Face the Music (1975)

1. Fire on High 2. Waterfall 3. Evil Woman 4. Nightrighter 5. Poker 6. Strange Magic 7. Down Home Town 8. One Summer Dream


Building on the success of the last release, the guys play it fairly safe here with a straight ahead selection of commercially, happy tunes. Unlike their last album, a lot of the heaviness throughout is tuned out to make room for a variety of likable nuggets. You wouldn't necessarily know that from the beginning, however. The opening song, Fire on High tries to do a little too much - as if they're trying to replicate Eldorado Overture from their last album. The song is filled with weirdness, instrumental chaos and (I think) backwards chanting. It's all kinda impressive, but it ends up being the weakest thing on the album.

At the time of the release, the radio airwaves were saturated with two of the songs here, Evil Woman and Strange Magic. The former being an up-tempo rocker with the latter being a bit more melodious and mystic. As good as these songs are, they don't necessarily "stand out" from everything else here. That's a good thing, because all of the rest of the songs here could have easily been singles. Of course, after the weird opening song and the two hit songs, there were only 5 other tracks on the whole album. The overall length feels a bit brief, but again - it could be due to the fact that the material was so well represented.

One Summer Dream and Waterfall have more in common with Strange Magic with their wispy, high arranged sweeping sound and Nightrider actually features new bassist Kelly Groucutt taking a verse on the lead vocals. Down Home Town is a fun little western ditty and Poker has them rocking out in their hardest fashion yet (hard rocking for E.L.O, that is).
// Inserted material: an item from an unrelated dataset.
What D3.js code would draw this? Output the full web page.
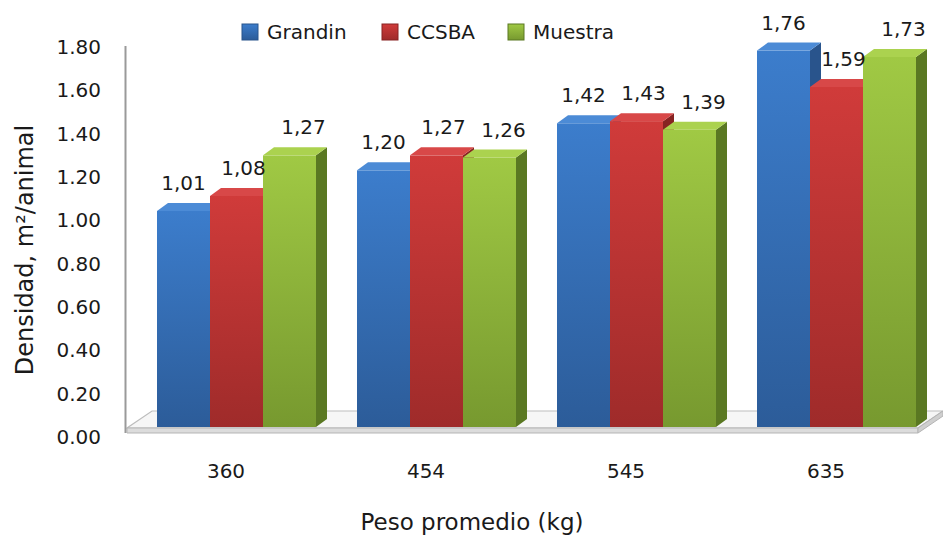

Why this song never made into the live shows is a mystery.

Over the band's career, this could arguably be called the album that they "peaked". Even though they would have much more success in the years following, many would argue that the band's flying-saucer image and spectacle, although perfect for the seventies, was a little too over the top. Here, they were still mainly a faceless band that did what they did so well, and many many people were starting to take notice.